* [AIM OF THE TASK]
Write out the full listing exactly as given, minus the images.

= = = = =

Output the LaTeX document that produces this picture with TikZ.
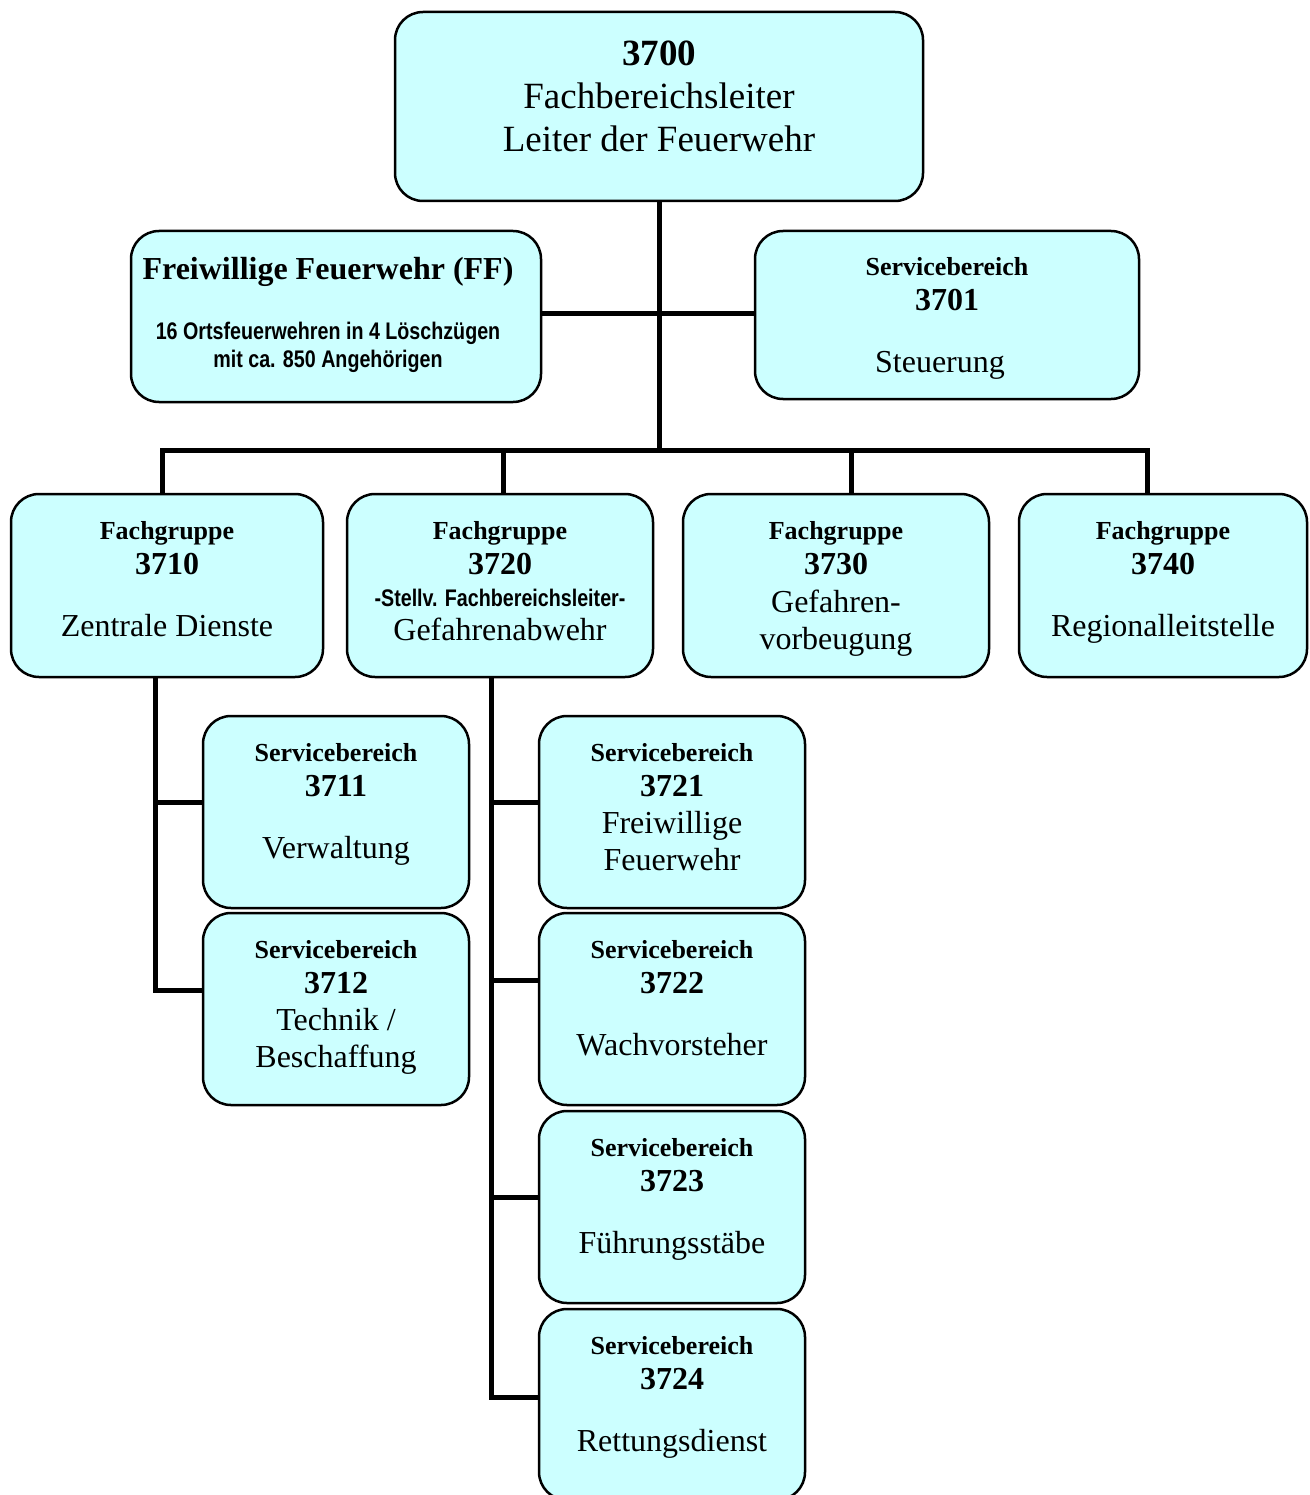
\documentclass[tikz,border=0pt]{standalone}
\usepackage{fontspec}
\setmainfont{Liberation Serif}
\newfontfamily\narrowsans[FakeStretch=0.82]{Liberation Sans}
\usetikzlibrary{positioning,backgrounds}
\definecolor{boxcyan}{RGB}{204,255,255}
\newcommand\grouptitle[1]{{\fontsize{26}{30}\selectfont\bfseries #1}}
\newcommand\ffsmall{\narrowsans\bfseries\fontsize{24}{28}\selectfont}
\begin{document}
\begin{tikzpicture}[x=1pt,y=-1pt,
	box/.style={draw, line width=2.5pt, rounded corners=28pt, fill=boxcyan, inner sep=0pt},
	txt/.style={align=center, inner sep=0pt, font=\fontsize{32}{37}\selectfont},
	conn/.style={line width=5pt}]
	\useasboundingbox (0,0) rectangle (1309,1495);
	\node[box, minimum width=528pt, minimum height=189pt] (b3700) at (659,106.5) {};
	\node[box, minimum width=410pt, minimum height=171pt] (bFF) at (336,316.5) {};
	\node[box, minimum width=384pt, minimum height=168pt] (b3701) at (947,315) {};
	\node[box, minimum width=312pt, minimum height=183pt] (b3710) at (167,585.5) {};
	\node[box, minimum width=306pt, minimum height=183pt] (b3720) at (500,585.5) {};
	\node[box, minimum width=306pt, minimum height=183pt] (b3730) at (836,585.5) {};
	\node[box, minimum width=288pt, minimum height=183pt] (b3740) at (1163,585.5) {};
	\node[box, minimum width=266pt, minimum height=192pt] (b3711) at (336,812) {};
	\node[box, minimum width=266pt, minimum height=192pt] (b3712) at (336,1009) {};
	\node[box, minimum width=266pt, minimum height=192pt] (b3721) at (672,812) {};
	\node[box, minimum width=266pt, minimum height=192pt] (b3722) at (672,1009) {};
	\node[box, minimum width=266pt, minimum height=192pt] (b3723) at (672,1207) {};
	\node[box, minimum width=266pt, minimum height=191pt] (b3724) at (672,1404.5) {};
	\node[txt, font=\fontsize{37}{43}\selectfont, below=29.5pt of b3700.north] (t3700) {\textbf{3700}\\Fachbereichsleiter\\Leiter der Feuerwehr};
	\node[txt, font=\fontsize{32}{28}\selectfont, below=27.5pt of bFF.north, xshift=-8pt] (tFF) {\textbf{Freiwillige Feuerwehr (FF)}\\[32pt]{\ffsmall 16 Ortsfeuerwehren in 4 Löschzügen}\\{\ffsmall mit ca. 850 Angehörigen}};
	\node[txt, below=27.5pt of b3701.north] (t3701) {\grouptitle{Servicebereich}\\[-2pt]\textbf{3701}\\[25pt]Steuerung\kern14pt};
	\node[txt, below=28.5pt of b3710.north] (t3710) {\grouptitle{Fachgruppe}\\[-2pt]\textbf{3710}\\[25pt]Zentrale Dienste};
	\node[txt, below=28.5pt of b3720.north] (t3720) {\grouptitle{Fachgruppe}\\[-2pt]\textbf{3720}\\[-5pt]{\ffsmall -Stellv. Fachbereichsleiter-}\\[-2.5pt]Gefahrenabwehr};
	\node[txt, below=28.5pt of b3730.north] (t3730) {\grouptitle{Fachgruppe}\\[-2pt]\textbf{3730}\\[1pt]Gefahren-\\vorbeugung};
	\node[txt, below=28.5pt of b3740.north] (t3740) {\grouptitle{Fachgruppe}\\[-2pt]\textbf{3740}\\[25pt]Regionalleitstelle};
	\node[txt, below=28.5pt of b3711.north] (t3711) {\grouptitle{Servicebereich}\\[-2pt]\textbf{3711}\\[25pt]Verwaltung};
	\node[txt, below=28.5pt of b3712.north] (t3712) {\grouptitle{Servicebereich}\\[-2pt]\textbf{3712}\\Technik /\\Beschaffung};
	\node[txt, below=28.5pt of b3721.north] (t3721) {\grouptitle{Servicebereich}\\[-2pt]\textbf{3721}\\Freiwillige\\Feuerwehr};
	\node[txt, below=28.5pt of b3722.north] (t3722) {\grouptitle{Servicebereich}\\[-2pt]\textbf{3722}\\[25pt]Wachvorsteher};
	\node[txt, below=28.5pt of b3723.north] (t3723) {\grouptitle{Servicebereich}\\[-2pt]\textbf{3723}\\[25pt]Führungsstäbe};
	\node[txt, below=28.5pt of b3724.north] (t3724) {\grouptitle{Servicebereich}\\[-2pt]\textbf{3724}\\[25pt]Rettungsdienst};
	\coordinate (bus) at (659,450);
	\coordinate (jFF) at ([yshift=3pt]bFF.east);
	\coordinate (d3720) at ([xshift=3pt]b3720.north);
	\coordinate (d3730) at ([xshift=15pt]b3730.north);
	\coordinate (s3710) at ([xshift=-12pt]b3710.south);
	\coordinate (s3720) at ([xshift=-9pt]b3720.south);
	\coordinate (j3711) at ([yshift=10pt]b3711.west);
	\coordinate (j3712) at ([yshift=19pt]b3712.west);
	\coordinate (j3721) at ([yshift=10pt]b3721.west);
	\coordinate (j3722) at ([yshift=29pt]b3722.west);
	\coordinate (j3723) at ([yshift=10pt]b3723.west);
	\coordinate (j3724) at ([yshift=7pt]b3724.west);
	\begin{scope}[on background layer]
		\draw[conn] (b3700.south) -- (bus);
		\draw[conn] (jFF) -- (jFF -| b3701.west);
		\draw[conn] ([xshift=-5pt]b3710.north) |- (bus) -| ([xshift=-16pt]b3740.north);
		\draw[conn] (d3720) -- (d3720 |- bus) (d3730) -- (d3730 |- bus);
		\draw[conn] (s3710) |- (j3712) (j3711 -| s3710) -- (j3711);
		\draw[conn] (s3720) |- (j3724) (j3721 -| s3720) -- (j3721) (j3722 -| s3720) -- (j3722) (j3723 -| s3720) -- (j3723);
	\end{scope}
\end{tikzpicture}
\end{document}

= = = = =

* [EXERCISE ANSWER]
Output the LaTeX document that produces this picture with TikZ.
\documentclass[tikz,border=0pt]{standalone}
\usepackage{fontspec}
\setmainfont{Liberation Serif}
\newfontfamily\narrowsans[FakeStretch=0.82]{Liberation Sans}
\usetikzlibrary{positioning,backgrounds}
\definecolor{boxcyan}{RGB}{204,255,255}
\newcommand\grouptitle[1]{{\fontsize{26}{30}\selectfont\bfseries #1}}
\newcommand\ffsmall{\narrowsans\bfseries\fontsize{24}{28}\selectfont}
\begin{document}
\begin{tikzpicture}[x=1pt,y=-1pt,
	box/.style={draw, line width=2.5pt, rounded corners=28pt, fill=boxcyan, inner sep=0pt},
	txt/.style={align=center, inner sep=0pt, font=\fontsize{32}{37}\selectfont},
	conn/.style={line width=5pt}]
	\useasboundingbox (0,0) rectangle (1309,1495);
	\node[box, minimum width=528pt, minimum height=189pt] (b3700) at (659,106.5) {};
	\node[box, minimum width=410pt, minimum height=171pt] (bFF) at (336,316.5) {};
	\node[box, minimum width=384pt, minimum height=168pt] (b3701) at (947,315) {};
	\node[box, minimum width=312pt, minimum height=183pt] (b3710) at (167,585.5) {};
	\node[box, minimum width=306pt, minimum height=183pt] (b3720) at (500,585.5) {};
	\node[box, minimum width=306pt, minimum height=183pt] (b3730) at (836,585.5) {};
	\node[box, minimum width=288pt, minimum height=183pt] (b3740) at (1163,585.5) {};
	\node[box, minimum width=266pt, minimum height=192pt] (b3711) at (336,812) {};
	\node[box, minimum width=266pt, minimum height=192pt] (b3712) at (336,1009) {};
	\node[box, minimum width=266pt, minimum height=192pt] (b3721) at (672,812) {};
	\node[box, minimum width=266pt, minimum height=192pt] (b3722) at (672,1009) {};
	\node[box, minimum width=266pt, minimum height=192pt] (b3723) at (672,1207) {};
	\node[box, minimum width=266pt, minimum height=191pt] (b3724) at (672,1404.5) {};
	\node[txt, font=\fontsize{37}{43}\selectfont, below=29.5pt of b3700.north] (t3700) {\textbf{3700}\\Fachbereichsleiter\\Leiter der Feuerwehr};
	\node[txt, font=\fontsize{32}{28}\selectfont, below=27.5pt of bFF.north, xshift=-8pt] (tFF) {\textbf{Freiwillige Feuerwehr (FF)}\\[32pt]{\ffsmall 16 Ortsfeuerwehren in 4 Löschzügen}\\{\ffsmall mit ca. 850 Angehörigen}};
	\node[txt, below=27.5pt of b3701.north] (t3701) {\grouptitle{Servicebereich}\\[-2pt]\textbf{3701}\\[25pt]Steuerung\kern14pt};
	\node[txt, below=28.5pt of b3710.north] (t3710) {\grouptitle{Fachgruppe}\\[-2pt]\textbf{3710}\\[25pt]Zentrale Dienste};
	\node[txt, below=28.5pt of b3720.north] (t3720) {\grouptitle{Fachgruppe}\\[-2pt]\textbf{3720}\\[-5pt]{\ffsmall -Stellv. Fachbereichsleiter-}\\[-2.5pt]Gefahrenabwehr};
	\node[txt, below=28.5pt of b3730.north] (t3730) {\grouptitle{Fachgruppe}\\[-2pt]\textbf{3730}\\[1pt]Gefahren-\\vorbeugung};
	\node[txt, below=28.5pt of b3740.north] (t3740) {\grouptitle{Fachgruppe}\\[-2pt]\textbf{3740}\\[25pt]Regionalleitstelle};
	\node[txt, below=28.5pt of b3711.north] (t3711) {\grouptitle{Servicebereich}\\[-2pt]\textbf{3711}\\[25pt]Verwaltung};
	\node[txt, below=28.5pt of b3712.north] (t3712) {\grouptitle{Servicebereich}\\[-2pt]\textbf{3712}\\Technik /\\Beschaffung};
	\node[txt, below=28.5pt of b3721.north] (t3721) {\grouptitle{Servicebereich}\\[-2pt]\textbf{3721}\\Freiwillige\\Feuerwehr};
	\node[txt, below=28.5pt of b3722.north] (t3722) {\grouptitle{Servicebereich}\\[-2pt]\textbf{3722}\\[25pt]Wachvorsteher};
	\node[txt, below=28.5pt of b3723.north] (t3723) {\grouptitle{Servicebereich}\\[-2pt]\textbf{3723}\\[25pt]Führungsstäbe};
	\node[txt, below=28.5pt of b3724.north] (t3724) {\grouptitle{Servicebereich}\\[-2pt]\textbf{3724}\\[25pt]Rettungsdienst};
	\coordinate (bus) at (659,450);
	\coordinate (jFF) at ([yshift=3pt]bFF.east);
	\coordinate (d3720) at ([xshift=3pt]b3720.north);
	\coordinate (d3730) at ([xshift=15pt]b3730.north);
	\coordinate (s3710) at ([xshift=-12pt]b3710.south);
	\coordinate (s3720) at ([xshift=-9pt]b3720.south);
	\coordinate (j3711) at ([yshift=10pt]b3711.west);
	\coordinate (j3712) at ([yshift=19pt]b3712.west);
	\coordinate (j3721) at ([yshift=10pt]b3721.west);
	\coordinate (j3722) at ([yshift=29pt]b3722.west);
	\coordinate (j3723) at ([yshift=10pt]b3723.west);
	\coordinate (j3724) at ([yshift=7pt]b3724.west);
	\begin{scope}[on background layer]
		\draw[conn] (b3700.south) -- (bus);
		\draw[conn] (jFF) -- (jFF -| b3701.west);
		\draw[conn] ([xshift=-5pt]b3710.north) |- (bus) -| ([xshift=-16pt]b3740.north);
		\draw[conn] (d3720) -- (d3720 |- bus) (d3730) -- (d3730 |- bus);
		\draw[conn] (s3710) |- (j3712) (j3711 -| s3710) -- (j3711);
		\draw[conn] (s3720) |- (j3724) (j3721 -| s3720) -- (j3721) (j3722 -| s3720) -- (j3722) (j3723 -| s3720) -- (j3723);
	\end{scope}
\end{tikzpicture}
\end{document}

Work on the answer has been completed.